Gianfranco Ferré: "The aesthetic lexicon is a sort of alphabet that evolves over time," began the show notes at Gianfranco Ferré, "assimilating new concepts, yet never wavering from its essence." What a loaded opening considering that creative director Lars Nilsson was dropped just a week ago for attempting to make a clean break, aesthetically speaking, from the house's heritage. According to Michela Piva, ceo of Ferré, the company relied on the opinions of key journalists and retailers to judge Nilsson's work, and she claimed their verdict was his efforts "didn't reflect Ferré's design codes." Riva also added that, "after five difficult months," the company settled on a design team to do the job.

And indeed, this fall outing captured the Ferré philosophy. There were his requisite architectural shapes — sweeping collars, sculpted sleeves; those billowy, white blouses, broad cozy knits, and nods to men's wear.
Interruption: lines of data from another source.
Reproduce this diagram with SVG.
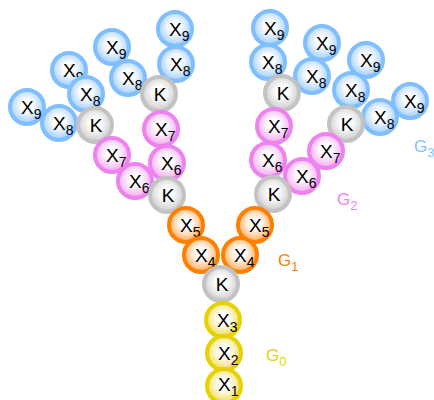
<svg xmlns="http://www.w3.org/2000/svg" width="434" height="400" viewBox="0 0 434 400">
  <defs>
    <radialGradient id="gBlue" cx="50%" cy="45%" r="55%">
      <stop offset="0" stop-color="#ffffff"/>
      <stop offset="0.3" stop-color="#ffffff"/>
      <stop offset="1" stop-color="#9ccbfb"/>
    </radialGradient>
    <radialGradient id="gPink" cx="50%" cy="45%" r="55%">
      <stop offset="0" stop-color="#ffffff"/>
      <stop offset="0.3" stop-color="#ffffff"/>
      <stop offset="1" stop-color="#f2a6f2"/>
    </radialGradient>
    <radialGradient id="gGray" cx="50%" cy="45%" r="55%">
      <stop offset="0" stop-color="#ffffff"/>
      <stop offset="0.3" stop-color="#ffffff"/>
      <stop offset="1" stop-color="#cacaca"/>
    </radialGradient>
    <radialGradient id="gOrange" cx="50%" cy="45%" r="55%">
      <stop offset="0" stop-color="#ffffff"/>
      <stop offset="0.3" stop-color="#ffffff"/>
      <stop offset="1" stop-color="#ffa850"/>
    </radialGradient>
    <radialGradient id="gYellow" cx="50%" cy="45%" r="55%">
      <stop offset="0" stop-color="#ffffff"/>
      <stop offset="0.3" stop-color="#ffffff"/>
      <stop offset="1" stop-color="#ecdc50"/>
    </radialGradient>
  </defs>
  <style>
    circle { stroke-width: 4; }
    .b circle { fill: url(#gBlue); stroke: #80bfff; }
    .p circle { fill: url(#gPink); stroke: #ee82ee; }
    .k circle { fill: url(#gGray); stroke: #c3c3c3; }
    .o circle { fill: url(#gOrange); stroke: #ff8000; }
    .y circle { fill: url(#gYellow); stroke: #e5d200; }
    text { font-family: "Liberation Sans", Arial, sans-serif; font-size: 19px; fill: #000; }
    .sub { font-size: 14px; }
    .lbl { font-size: 17px; }
    .lbl .sub { font-size: 13px; }
  </style>

  <!-- generation 3: outermost pairs (X9 under X8) -->
  <g id="n_l1_x9" class="b"><circle cx="27" cy="107" r="17"/><text x="21" y="114">X<tspan class="sub" dy="5">9</tspan></text></g>
  <g id="n_l1_x8" class="b"><circle cx="59" cy="123" r="17"/><text x="53" y="130">X<tspan class="sub" dy="5">8</tspan></text></g>
  <g id="n_l2_x9" class="b"><circle cx="69" cy="70" r="17"/><text x="63" y="77">X<tspan class="sub" dy="5">9</tspan></text></g>
  <g id="n_l2_x8" class="b"><circle cx="86" cy="94" r="17"/><text x="80" y="101">X<tspan class="sub" dy="5">8</tspan></text></g>
  <g id="n_l3_x9" class="b"><circle cx="112" cy="47" r="17"/><text x="106" y="54">X<tspan class="sub" dy="5">9</tspan></text></g>
  <g id="n_l3_x8" class="b"><circle cx="128" cy="78" r="17"/><text x="122" y="85">X<tspan class="sub" dy="5">8</tspan></text></g>
  <g id="n_l4_x9" class="b"><circle cx="175" cy="29" r="17"/><text x="169" y="36">X<tspan class="sub" dy="5">9</tspan></text></g>
  <g id="n_l4_x8" class="b"><circle cx="176" cy="64" r="17"/><text x="170" y="71">X<tspan class="sub" dy="5">8</tspan></text></g>
  <g id="n_r1_x9" class="b"><circle cx="270" cy="28" r="17"/><text x="264" y="35">X<tspan class="sub" dy="5">9</tspan></text></g>
  <g id="n_r1_x8" class="b"><circle cx="268" cy="62" r="17"/><text x="262" y="69">X<tspan class="sub" dy="5">8</tspan></text></g>
  <g id="n_r2_x9" class="b"><circle cx="322" cy="43" r="17"/><text x="316" y="50">X<tspan class="sub" dy="5">9</tspan></text></g>
  <g id="n_r2_x8" class="b"><circle cx="312" cy="76" r="17"/><text x="306" y="83">X<tspan class="sub" dy="5">8</tspan></text></g>
  <g id="n_r3_x9" class="b"><circle cx="366" cy="60" r="17"/><text x="360" y="67">X<tspan class="sub" dy="5">9</tspan></text></g>
  <g id="n_r3_x8" class="b"><circle cx="351" cy="90" r="17"/><text x="345" y="97">X<tspan class="sub" dy="5">8</tspan></text></g>
  <g id="n_r4_x9" class="b"><circle cx="410" cy="101" r="17"/><text x="404" y="108">X<tspan class="sub" dy="5">9</tspan></text></g>
  <g id="n_r4_x8" class="b"><circle cx="380" cy="117" r="17"/><text x="374" y="124">X<tspan class="sub" dy="5">8</tspan></text></g>

  <!-- branching units of generation 2 -->
  <g id="n_l_k2a" class="k"><circle cx="95" cy="125" r="17"/><text x="96" y="132" text-anchor="middle">K</text></g>
  <g id="n_l_k2b" class="k"><circle cx="159" cy="94" r="17"/><text x="160" y="101" text-anchor="middle">K</text></g>
  <g id="n_r_k2a" class="k"><circle cx="282" cy="93" r="17"/><text x="283" y="100" text-anchor="middle">K</text></g>
  <g id="n_r_k2b" class="k"><circle cx="346" cy="124" r="17"/><text x="347" y="131" text-anchor="middle">K</text></g>

  <!-- generation 2 -->
  <g id="n_l_x7a" class="p"><circle cx="112" cy="155" r="17"/><text x="106" y="162">X<tspan class="sub" dy="5">7</tspan></text></g>
  <g id="n_l_x6a" class="p"><circle cx="135" cy="181" r="17"/><text x="129" y="188">X<tspan class="sub" dy="5">6</tspan></text></g>
  <g id="n_l_x7b" class="p"><circle cx="161" cy="129" r="17"/><text x="155" y="136">X<tspan class="sub" dy="5">7</tspan></text></g>
  <g id="n_l_x6b" class="p"><circle cx="167" cy="163" r="17"/><text x="161" y="170">X<tspan class="sub" dy="5">6</tspan></text></g>
  <g id="n_r_x7a" class="p"><circle cx="274" cy="126" r="17"/><text x="268" y="133">X<tspan class="sub" dy="5">7</tspan></text></g>
  <g id="n_r_x6a" class="p"><circle cx="268" cy="160" r="17"/><text x="262" y="167">X<tspan class="sub" dy="5">6</tspan></text></g>
  <g id="n_r_x7b" class="p"><circle cx="326" cy="151" r="17"/><text x="320" y="158">X<tspan class="sub" dy="5">7</tspan></text></g>
  <g id="n_r_x6b" class="p"><circle cx="302" cy="176" r="17"/><text x="296" y="183">X<tspan class="sub" dy="5">6</tspan></text></g>

  <!-- branching units of generation 1 -->
  <g id="n_l_k1" class="k"><circle cx="167" cy="195" r="17"/><text x="168" y="202" text-anchor="middle">K</text></g>
  <g id="n_r_k1" class="k"><circle cx="273" cy="194" r="17"/><text x="274" y="201" text-anchor="middle">K</text></g>

  <!-- generation 1 -->
  <g id="n_l_x5" class="o"><circle cx="186" cy="225" r="17"/><text x="180" y="232">X<tspan class="sub" dy="5">5</tspan></text></g>
  <g id="n_r_x5" class="o"><circle cx="255" cy="225" r="17"/><text x="249" y="232">X<tspan class="sub" dy="5">5</tspan></text></g>
  <g id="n_l_x4" class="o"><circle cx="201" cy="255" r="17"/><text x="195" y="262">X<tspan class="sub" dy="5">4</tspan></text></g>
  <g id="n_r_x4" class="o"><circle cx="240" cy="255" r="17"/><text x="234" y="262">X<tspan class="sub" dy="5">4</tspan></text></g>

  <!-- core branching unit -->
  <g id="n_k0" class="k"><circle cx="221" cy="284" r="17"/><text x="222" y="291" text-anchor="middle">K</text></g>

  <!-- generation 0 -->
  <g id="n_x3" class="y"><circle cx="223" cy="320" r="17"/><text x="217" y="327">X<tspan class="sub" dy="5">3</tspan></text></g>
  <g id="n_x2" class="y"><circle cx="224" cy="353" r="17"/><text x="218" y="360">X<tspan class="sub" dy="5">2</tspan></text></g>
  <g id="n_x1" class="y"><circle cx="224" cy="386" r="17"/><text x="218" y="391">X<tspan class="sub" dy="5">1</tspan></text></g>

  <!-- generation labels -->
  <g id="lbl_g0"><text class="lbl" x="266" y="361" style="fill:#e5d200">G<tspan class="sub" dy="5">0</tspan></text></g>
  <g id="lbl_g1"><text class="lbl" x="278" y="266" style="fill:#ff8000">G<tspan class="sub" dy="5">1</tspan></text></g>
  <g id="lbl_g2"><text class="lbl" x="337" y="205" style="fill:#ee82ee">G<tspan class="sub" dy="5">2</tspan></text></g>
  <g id="lbl_g3"><text class="lbl" x="414" y="152" style="fill:#80bfff">G<tspan class="sub" dy="5">3</tspan></text></g>
</svg>
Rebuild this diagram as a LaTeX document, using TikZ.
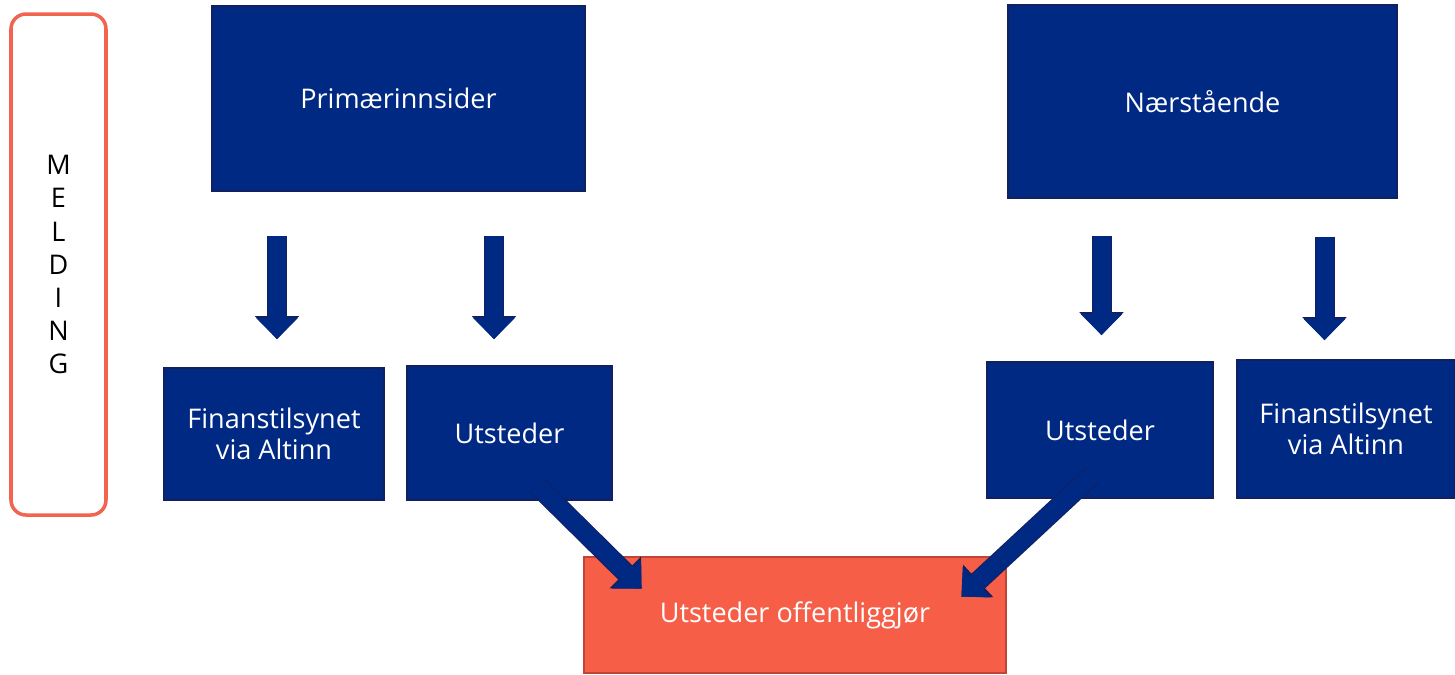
\documentclass[tikz,border=0pt]{standalone}
\usepackage{fontspec}
\setmainfont{Open Sans}
\usetikzlibrary{arrows.meta,calc}

\definecolor{navy}{RGB}{0,41,132}
\definecolor{navyline}{RGB}{18,32,95}
\definecolor{coral}{RGB}{246,94,72}
\definecolor{coralline}{RGB}{190,70,55}
\definecolor{meldline}{RGB}{240,100,80}

\tikzset{
  bluebox/.style={draw=navyline, fill=navy, text=white, line width=0.5pt,
    inner sep=0pt, align=center, font=\fontsize{7.7}{8.8}\selectfont},
  redbox/.style={draw=coralline, fill=coral, text=white, line width=0.8pt,
    inner sep=0pt, align=center, font=\fontsize{7.7}{8.8}\selectfont},
  blockarr/.style={draw=navy, line width=0.18cm,
    -{Triangle[width=0.4cm, length=0.21cm]},
    preaction={draw=navyline, line width=0.2cm,
      -{Triangle[width=0.43cm, length=0.23cm]}}},
}

\begin{document}
\begin{tikzpicture}[x=1cm, y=-1cm]

  \useasboundingbox (0,0) rectangle (14.55,6.74);

  % Melding label on the left
  \node[draw=meldline, line width=1pt, rounded corners=0.15cm,
        minimum width=0.95cm, minimum height=5.01cm, inner sep=0pt,
        align=center, font=\fontsize{7.7}{9.4}\selectfont]
        (meld) at (0.585,2.645) {M\\E\\L\\D\\I\\N\\G};

  % The two who report
  \node[bluebox, minimum width=3.73cm, minimum height=1.85cm] (prim) at (3.985,0.985) {Primærinnsider};
  \node[bluebox, minimum width=3.89cm, minimum height=1.93cm] (naer) at (12.025,1.015) {Nærstående};

  % Receivers
  \node[bluebox, minimum width=2.20cm, minimum height=1.32cm] (finl) at (2.74,4.34) {Finanstilsynet\\via Altinn};
  \node[bluebox, minimum width=2.05cm, minimum height=1.34cm] (utl) at (5.095,4.33) {Utsteder};
  \node[bluebox, minimum width=2.26cm, minimum height=1.36cm] (utr) at (11.00,4.30) {Utsteder};
  \node[bluebox, minimum width=2.18cm, minimum height=1.38cm] (finr) at (13.46,4.29) {Finanstilsynet\\via Altinn};

  % Publishing
  \node[redbox, minimum width=4.22cm, minimum height=1.16cm] (pub) at (7.95,6.15) {Utsteder offentliggjør};

  % Arrows down
  \draw[blockarr] ([xshift=0.03cm,yshift=-0.44cm]prim.south -| finl.north) -- ([xshift=0.03cm,yshift=0.28cm]finl.north);
  \draw[blockarr] ([xshift=-0.155cm,yshift=-0.44cm]prim.south -| utl.north) -- ([xshift=-0.155cm,yshift=0.26cm]utl.north);
  \draw[blockarr] ([xshift=0.015cm,yshift=-0.37cm]naer.south -| utr.north) -- ([xshift=0.015cm,yshift=0.26cm]utr.north);
  \draw[blockarr] ([xshift=-0.215cm,yshift=-0.38cm]naer.south -| finr.north) -- ([xshift=-0.215cm,yshift=0.19cm]finr.north);

  % Arrows to the publishing box
  \draw[blockarr] ([xshift=0.27cm,yshift=0.16cm]utl.south) -- ([xshift=0.59cm,yshift=-0.33cm]pub.north west);
  \draw[blockarr] ([xshift=-0.075cm,yshift=0.24cm]utr.south) -- ([xshift=-0.46cm,yshift=-0.41cm]pub.north east);

\end{tikzpicture}
\end{document}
The problem, however, was that, in the team's hands, the Ferré signatures became anemic, watered-down versions and most of the collection ended up feeling like Ferré Lite. Take, for instance, the excessive folds, flaps and straps sprouting from the shoulders of tops and frocks. And what exactly was one to make of the brass-knuckle jewelry? Of course, the collection was presumably scraped together in about 10 days, after Nilsson's abrupt departure. But in the end, a genuine Ferré closed the show as Mariacarla exited in a pair of pants topped with an organza blouse from the late designer's fall 1990 collection.